Please contact our office to schedule a pre-consultation evaluation of your Follicle Stimulating Hormone (FSH) and estradiol levels. These tests should be scheduled for the third day of your menstrual bleeding prior to your initial consultation with the doctor.At your consultation, your physician will review your medical history and will outline your evaluation and treatment. Based on your ovarian reserve, which is determined by your internal reproductive hormones, a stimulation protocol will be formulated by your physician.

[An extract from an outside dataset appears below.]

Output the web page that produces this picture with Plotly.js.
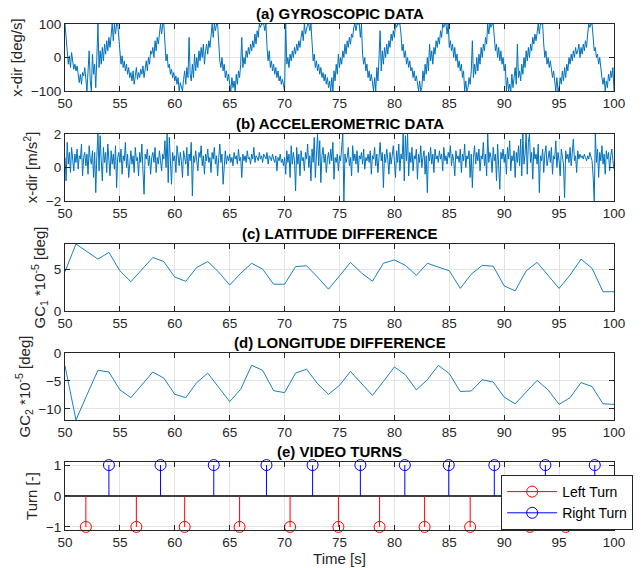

Group 1 – Best Chances for Success
The process for egg freezing is similar to a traditional IVF cycle and typically takes 3 to 6 weeks. Egg freezing uses standard protocols to stimulate egg production and retrieve the eggs. A woman usually takes birth control pills followed by hormone medications to stimulate the ovaries to produce multiple eggs. The eggs are retrieved and the mature eggs are frozen that same day. The eggs are stored in liquid nitrogen at temperatures where there is no cellular activity and, therefore, are not impacted by length of storage. The number of eggs produced and the percentage of mature eggs recovered is variable from person to person.
Once a woman is ready to conceive, an AzARH physician will coordinate with your oncologist to ensure you are healthy, able to use fertility medications, and ready to carry a pregnancy. Some patients may be unable or advised not to carry a pregnancy following cancer treatment. AzARH offers treatment using a gestational carrier (a woman who will carry the pregnancy for you). With approval from your oncologist, AzARH will allow transfer of embryos to women up to the age of 50. Patients starting a treatment cycle will begin taking medicine to prepare the uterus for pregnancy. The eggs are thawed and fertilized and then cultured for 3 to 5 days before embryo transfer. Extra embryos can be stored at AzARH.
Fertility Preservation for Men
Men have long been able to preserve their fertility by freezing their sperm. Tour de France champion Lance Armstrong's three children were conceived with sperm he banked before chemotherapy.
Men with very low sperm counts or poor quality sperm may still successfully freeze sperm when used with assisted reproductive technologies such as IVF and ICSI.If there is complete absence of sperm there is still the possibility of cryopreserving sperm in some cases. As long as at least one testis has areas of sperm production, sperm can be retrieved surgically from the epididymis or the testicular tissue and frozen for future use with ICSI.